Wenn Lockdowns, Corona und Impfstoff nicht mehr den Alltag bestimmen und die Wirtschaft der Eurozone zum Ende des Jahres wieder brummt, sieht die Sache anders aus. Dann könnte man im EuroTower auch so langsam an den Einstieg in den Ausstieg aus der extrem lockeren Geldpolitik denken. Das zu erklären ist der EZB bei ihrem Treffen letzte Woche nicht gelungen. Stattdessen drehte EZB-Präsidentin Christine Lagarde so viele verbale Pirouetten, dass einem schwindelig werden könnte und es werden Anleihenkäufe vorgezogen. Das alles in der Hoffnung, die Kapitalmarktzinsen nicht weiter steigen zu lassen. Der Anstieg der Kapitalmarktzinsen in den letzten Wochen kam allerdings von sehr niedrigen Niveaus. Die aktuellen Niveaus der Kapitalmarktzinsen bedrohen den Aufschwung nicht. Mögliche Unsicherheit, weil man nicht weiß was die EZB vor hat, schon eher.

Raus aus Schwarz-weiß

Die EZB wäre besser beraten gewesen, den Finanzmärkten eine ganz deutliche, aber einfache Botschaft mitzuteilen: sie wird sich hüten, um auf die höheren Inflationsdaten mit Zinsschritten zu reagieren.

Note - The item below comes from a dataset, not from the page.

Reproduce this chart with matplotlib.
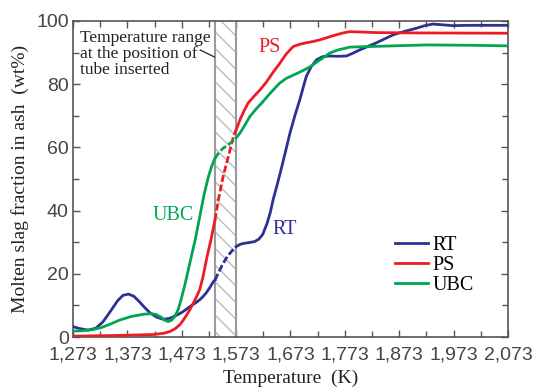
import numpy as np
import matplotlib.pyplot as plt

# temperatures (K) and molten slag fraction (wt%)
t_rt = [1273, 1285, 1301, 1315, 1328, 1342, 1355, 1365, 1375, 1385, 1395, 1405, 1415, 1427,
        1439, 1450, 1460, 1468, 1475, 1483, 1491, 1500, 1506, 1512, 1518, 1524, 1531, 1534,
        1541, 1549, 1557, 1565, 1573, 1580, 1586, 1597, 1607, 1615, 1622, 1630, 1636, 1641,
        1649, 1657, 1665, 1672, 1681, 1690, 1702, 1711, 1721, 1732, 1745, 1760, 1776, 1788,
        1800, 1815, 1830, 1846, 1862, 1883, 1905, 1920, 1935, 1950, 1971, 2000, 2073]
rt = [3.3, 2.7, 2.2, 2.8, 4.8, 8.2, 11.5, 13.2, 13.6, 12.9, 11.2, 9.3, 7.6, 6.3,
      5.6, 5.9, 6.6, 7.3, 8.0, 9.0, 10.0, 11.0, 11.8, 12.8, 14.0, 15.5, 17.5, 18.0,
      20.5, 23.3, 25.5, 27.2, 28.6, 29.3, 29.6, 29.9, 30.2, 31.0, 32.5, 36.0, 39.5, 43.4,
      48.5, 53.9, 59.5, 64.5, 70.0, 75.0, 82.4, 85.5, 87.7, 88.7, 88.9, 88.8, 88.9, 89.8,
      90.8, 91.9, 93.0, 94.3, 95.6, 96.7, 97.7, 98.5, 99.0, 98.8, 98.5, 98.6, 98.6]

t_ps = [1273, 1350, 1420, 1440, 1452, 1462, 1470, 1476, 1482, 1488, 1494, 1500, 1506, 1512,
        1519, 1527, 1534, 1541, 1549, 1560, 1568, 1573, 1580, 1588, 1595, 1605, 1617, 1628,
        1640, 1653, 1665, 1678, 1690, 1700, 1715, 1727, 1740, 1755, 1770, 1782, 1800, 1831,
        1900, 2073]
ps = [0.3, 0.5, 0.8, 1.2, 1.8, 2.8, 4.0, 5.4, 7.0, 8.7, 10.6, 12.7, 15.0, 19.0,
      25.0, 31.0, 37.0, 44.0, 50.7, 58.0, 63.4, 65.5, 68.7, 71.7, 74.0, 76.0, 78.2, 80.5,
      83.5, 86.5, 89.5, 91.9, 92.6, 93.0, 93.5, 94.0, 94.7, 95.5, 96.2, 96.6, 96.5, 96.3,
      96.2, 96.1]

t_ubc = [1273, 1290, 1310, 1325, 1340, 1359, 1380, 1402, 1415, 1425, 1435, 1442, 1448, 1454,
         1460, 1466, 1472, 1478, 1484, 1490, 1498, 1506, 1514, 1522, 1528, 1534, 1542, 1549,
         1558, 1568, 1573, 1580, 1590, 1598, 1610, 1620, 1635, 1653, 1665, 1680, 1695, 1709,
         1720, 1730, 1745, 1760, 1782, 1820, 1861, 1923, 2000, 2073]
ubc = [1.9, 2.0, 2.4, 3.0, 4.0, 5.4, 6.5, 7.2, 7.4, 7.2, 6.3, 5.3, 4.9, 5.3,
       6.5, 8.5, 12.0, 16.0, 20.5, 25.0, 31.0, 38.0, 45.0, 50.7, 54.0, 56.5, 58.5, 59.7,
       60.8, 62.1, 63.0, 64.5, 67.3, 69.7, 72.2, 74.0, 77.0, 80.3, 81.8, 83.0, 84.2, 85.5,
       86.8, 88.0, 89.8, 90.8, 91.7, 91.9, 92.1, 92.4, 92.3, 92.1]

band = (1534, 1573)   # temperature range at the tube position
xticks = np.arange(1273, 2074, 100)
xtick_labels = ['1,273', '1,373', '1,473', '1,573', '1,673', '1,773', '1,873', '1,973', '2,073']

serif = 'Liberation Serif'
sans = 'Liberation Sans'

fig = plt.figure(figsize=(5.33, 3.87), dpi=100)
ax = fig.add_axes([0.137, 0.129, 0.816, 0.817])

ax.axvspan(band[0], band[1], facecolor='white', edgecolor='#bbbbbb', hatch='\\\\', lw=0, zorder=1)
ax.axvline(band[0], color='#9a9a9a', lw=1.5, zorder=2)
ax.axvline(band[1], color='#9a9a9a', lw=1.5, zorder=2)

def draw(t, v, color, label):
    t = np.array(t); v = np.array(v)
    lo = t <= band[0]
    mid = (t >= band[0]) & (t <= band[1])
    hi = t >= band[1]
    ax.plot(t[lo], v[lo], color=color, lw=2, zorder=3, label=label, solid_joinstyle='round')
    ax.plot(t[mid], v[mid], color=color, lw=2, ls=(0, (2.5, 1)), zorder=3)
    ax.plot(t[hi], v[hi], color=color, lw=2, zorder=3, solid_joinstyle='round')

draw(t_rt, rt, '#2e3192', 'RT')
draw(t_ps, ps, '#ed1c24', 'PS')
draw(t_ubc, ubc, '#00a651', 'UBC')

ax.set_xlim(1273, 2073)
ax.set_ylim(0, 100)
ax.set_xticks(xticks)
ax.set_xticklabels(xtick_labels)
ax.set_xticks(np.arange(1323, 2073, 100), minor=True)
ax.set_yticks(np.arange(0, 101, 20))
ax.set_yticks(np.arange(10, 100, 20), minor=True)
ax.tick_params(which='both', direction='in', top=True, right=True, color='#555555', width=1)
ax.tick_params(which='major', length=5)
ax.tick_params(which='minor', length=4)
ax.tick_params(axis='x', which='major', pad=7)
ax.tick_params(axis='y', which='major', pad=3)
for lab in ax.get_xticklabels() + ax.get_yticklabels():
    lab.set_fontfamily(sans)
    lab.set_fontsize(14)
    lab.set_color('#444444')
for s in ax.spines.values():
    s.set_color('#555555')
    s.set_linewidth(1.2)

ax.set_xlabel('Temperature  (K)', family=serif, fontsize=14, color='#222222', labelpad=4)
ax.set_ylabel('Molten slag fraction in ash  (wt%)', family=serif, fontsize=14, color='#222222', labelpad=5)

ax.text(1286, 97, 'Temperature range\nat the position of\ntube inserted', family=serif,
        fontsize=12.5, color='#222222', va='top', ha='left', linespacing=1.0, zorder=4)
ax.plot([1507, 1533], [90.8, 88.6], color='#222222', lw=0.9, zorder=4)

ax.text(1635, 91.5, 'PS', family=serif, fontsize=14.5, color='#ed1c24', ha='center', va='center')
ax.text(1458, 38.6, 'UBC', family=serif, fontsize=14.5, color='#00a651', ha='center', va='center')
ax.text(1663, 33.9, 'RT', family=serif, fontsize=14.5, color='#2e3192', ha='center', va='center')

ax.legend(loc='upper left', bbox_to_anchor=(0.74, 0.32), frameon=False, borderpad=0,
          borderaxespad=0, handlelength=1.65, handletextpad=0.2, labelspacing=0.05,
          prop={'family': serif, 'size': 14.5})

fig.savefig('out.png', dpi=100)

Das schließt aber nicht aus, dass die Kapitalmarktzinsen auch wieder steigen können. Alle guten Dinge kommen irgendwann an ein Ende. Das Ende von extrem niedrigen Kapitalmarktzinsen ist aber nicht automatisch der Auftakt für endlose Zinsanstiege. Genauso wenig wie das Ende extrem niedriger Inflationsraten der Auftakt von Hyperinflation ist. Finanzmärkte denken gerne binär, schwarz-weiß. Wie im wahren Leben gibt es auch bei der Inflation viele Schattierungen und Grautöne; und auch keine wirklichen Monster.